Most Aussies take to a herding ball within minutes. But if your dog seems uncertain at first, follow these steps from the CollieBall introduction guide:

  1. Start somewhere familiar. Introduce the ball in your backyard or another comfortable space. New environments add stimulation that can distract from the ball itself.

  2. Let them sniff first. Place the ball on the ground and allow your Aussie to investigate at their own pace. Don't push interaction — let curiosity do the work.

  3. Roll it slowly toward them. A moving target triggers the chase instinct faster than a stationary one. One slow roll is usually enough to activate the herding drive.

  4. Get involved. Nudge the ball yourself. Australian Shepherds are highly attuned to human engagement — if you're excited about it, they will be too.

  5. Keep first sessions to 15 minutes. Short, focused sessions to start, building up as your dog's obsession with the ball grows.

    Two brown Australian shepherds stand on green grass with tongues out, next to a large red Herding ball. The scene is playful and outdoors.

Pairing the Herding Ball with Training

A herding ball used intentionally becomes one of the most effective herding dog training tools available. The activities explored in the top Australian Shepherd activities guide work best when the herding ball is the anchor activity around which everything else is organized.

Introduce directional commands during play — "push left," "go around," "bring it back" — and you have a living obedience session your dog will actively look forward to. For owners raising a puppy, the Australian Shepherd puppy raising guide recommends introducing enrichment tools like the herding ball early, before restless behaviors form habits.

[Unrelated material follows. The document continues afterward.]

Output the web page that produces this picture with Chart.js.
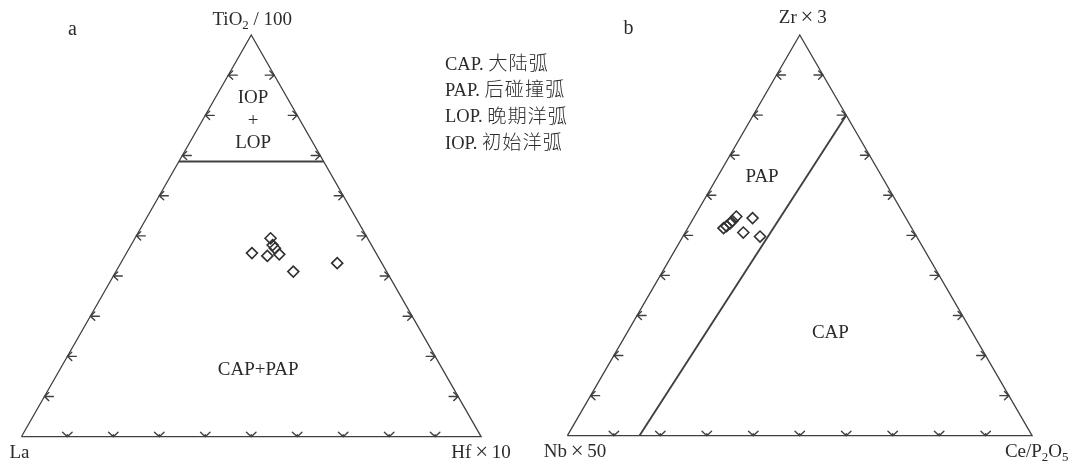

Australian Shepherd vs. Other Herding Breeds

Every herding breed engages with a herding ball from a slightly different instinctual angle, and the Cattle Dog vs Australian Shepherd comparison illustrates this well.

Australian Cattle Dogs tend to approach the ball with force — heelers by instinct, driving from behind. Australian Shepherds, by contrast, are headers — they get in front of movement, circle, and control direction. You'll see this clearly when an Aussie works a herding ball: they anticipate the path, position strategically, and steer rather than simply chase. This makes the herding ball an especially rich experience for Aussies — it gives their most sophisticated herding behaviors an outlet, not just their raw energy.

The Bottom Line

The Australian Shepherd is one of the most extraordinary dog breeds in the world — intelligent, loyal, tireless, and genuinely motivated to work. Without the right outlets, they're a source of constant chaos. With them, they're extraordinary companions.

A herding ball for dogs is the most direct answer to what an Aussie is actually asking for every time they pace, bark, nip, or stare you down at 3pm. It's not more exercise. It's the right kind of activity — purposeful, instinct-driven, mentally demanding, and deeply satisfying.